Scan the material and copy every line in which "that" appears.

Start Records for processing

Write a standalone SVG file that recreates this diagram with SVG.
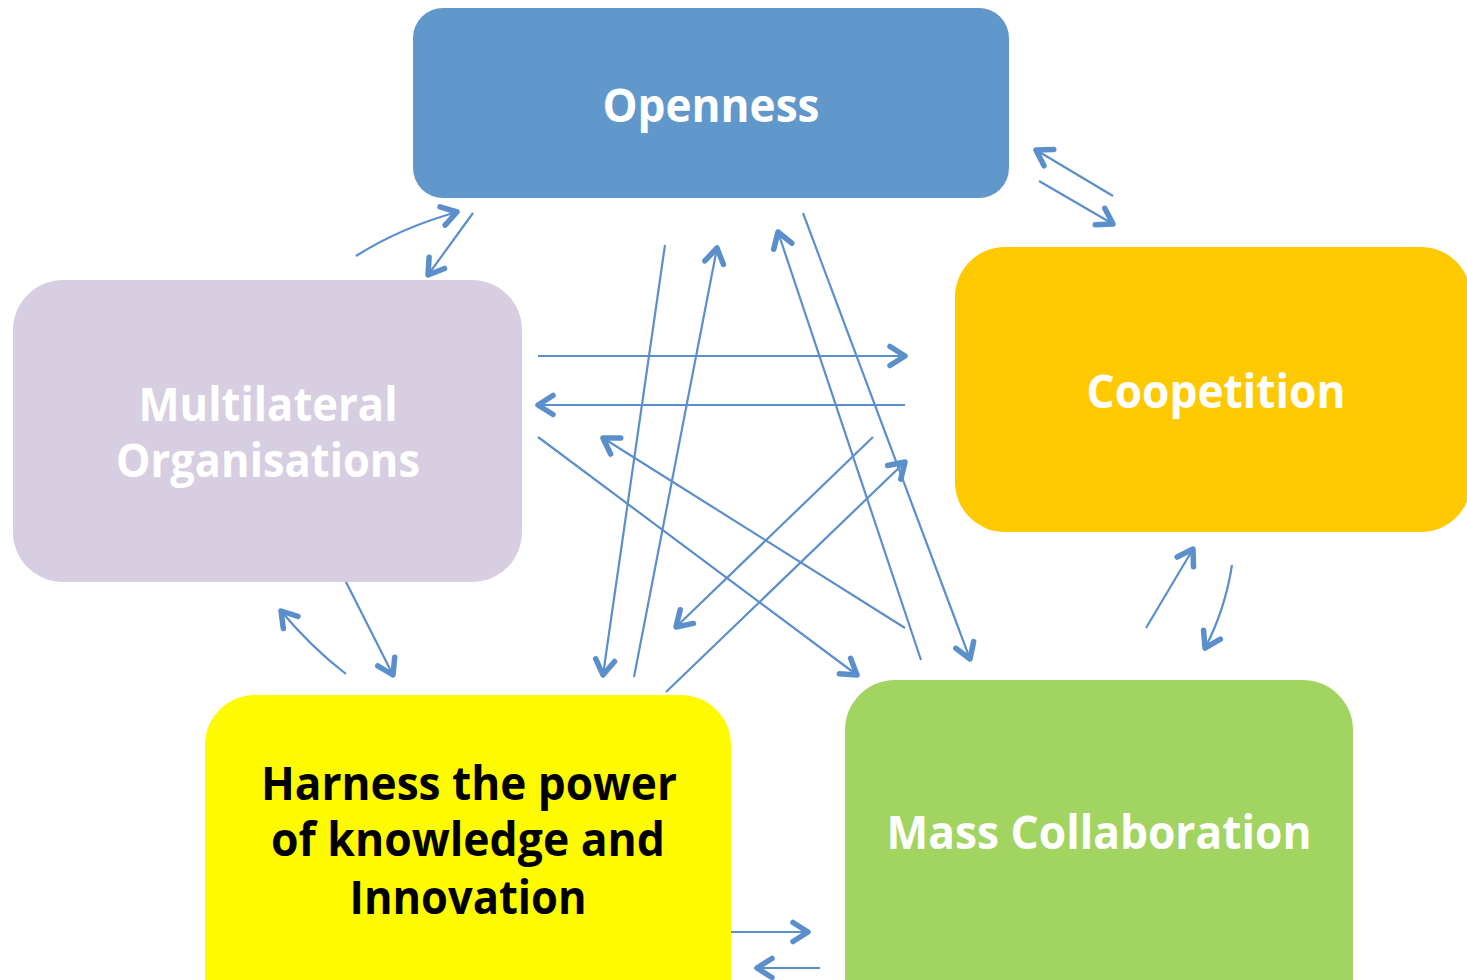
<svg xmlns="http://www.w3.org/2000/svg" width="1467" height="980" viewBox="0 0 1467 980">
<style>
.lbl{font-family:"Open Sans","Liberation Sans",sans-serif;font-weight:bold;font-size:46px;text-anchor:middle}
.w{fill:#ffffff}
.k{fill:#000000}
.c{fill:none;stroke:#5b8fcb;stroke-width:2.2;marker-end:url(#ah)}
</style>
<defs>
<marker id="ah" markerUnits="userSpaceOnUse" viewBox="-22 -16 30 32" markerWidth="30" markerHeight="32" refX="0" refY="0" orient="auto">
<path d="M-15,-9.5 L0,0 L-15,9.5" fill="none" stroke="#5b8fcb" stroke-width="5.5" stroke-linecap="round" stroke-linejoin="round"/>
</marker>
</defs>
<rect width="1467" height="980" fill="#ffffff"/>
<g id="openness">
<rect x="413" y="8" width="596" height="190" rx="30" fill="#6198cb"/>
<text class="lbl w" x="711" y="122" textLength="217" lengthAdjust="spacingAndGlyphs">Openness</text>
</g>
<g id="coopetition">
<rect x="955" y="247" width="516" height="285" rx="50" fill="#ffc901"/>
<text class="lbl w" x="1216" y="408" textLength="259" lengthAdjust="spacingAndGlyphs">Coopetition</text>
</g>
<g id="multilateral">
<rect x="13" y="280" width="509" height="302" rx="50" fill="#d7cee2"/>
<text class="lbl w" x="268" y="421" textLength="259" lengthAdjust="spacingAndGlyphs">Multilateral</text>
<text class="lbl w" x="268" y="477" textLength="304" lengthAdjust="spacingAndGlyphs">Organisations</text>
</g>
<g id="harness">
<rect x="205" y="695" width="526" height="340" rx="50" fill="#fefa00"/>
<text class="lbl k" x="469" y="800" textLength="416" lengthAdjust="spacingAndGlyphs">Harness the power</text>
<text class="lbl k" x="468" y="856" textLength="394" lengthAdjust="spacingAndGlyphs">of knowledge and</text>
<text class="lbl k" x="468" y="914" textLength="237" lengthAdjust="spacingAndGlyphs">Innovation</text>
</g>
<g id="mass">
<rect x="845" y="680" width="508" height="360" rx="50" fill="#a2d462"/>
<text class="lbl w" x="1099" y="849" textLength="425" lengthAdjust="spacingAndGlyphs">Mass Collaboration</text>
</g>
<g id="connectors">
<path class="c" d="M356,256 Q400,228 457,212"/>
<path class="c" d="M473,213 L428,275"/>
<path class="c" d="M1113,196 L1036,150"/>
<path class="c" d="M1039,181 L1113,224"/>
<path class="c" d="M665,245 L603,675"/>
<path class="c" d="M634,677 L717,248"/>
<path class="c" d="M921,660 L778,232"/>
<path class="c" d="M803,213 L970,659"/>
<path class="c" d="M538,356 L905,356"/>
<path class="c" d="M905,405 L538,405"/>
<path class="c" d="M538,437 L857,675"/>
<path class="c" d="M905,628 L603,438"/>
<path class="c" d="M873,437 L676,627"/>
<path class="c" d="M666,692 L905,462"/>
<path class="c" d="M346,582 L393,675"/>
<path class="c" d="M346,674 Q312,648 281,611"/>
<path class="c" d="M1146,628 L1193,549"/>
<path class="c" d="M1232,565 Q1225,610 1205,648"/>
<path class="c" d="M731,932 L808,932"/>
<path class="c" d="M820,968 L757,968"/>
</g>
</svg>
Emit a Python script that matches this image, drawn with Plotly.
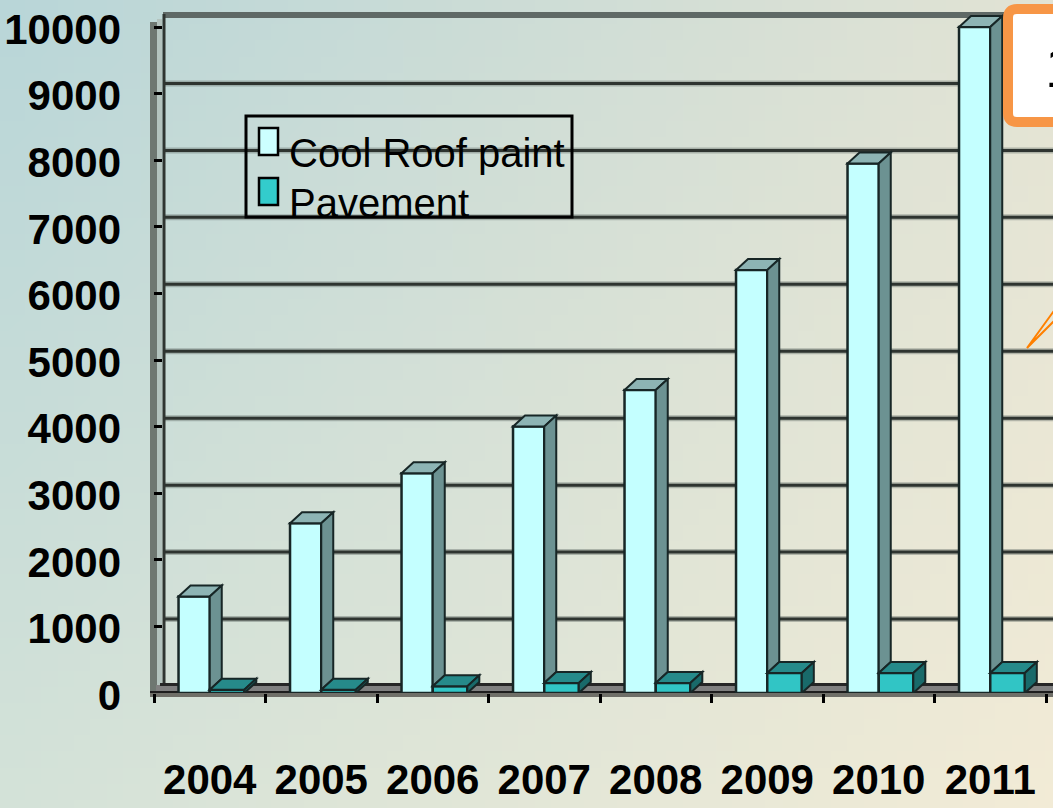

End Records for processing

◆ **Solution to this exercise**
Write a standalone SVG file that recreates this diagram with SVG.
Emit a Python script that matches this image, drawn with Plotly.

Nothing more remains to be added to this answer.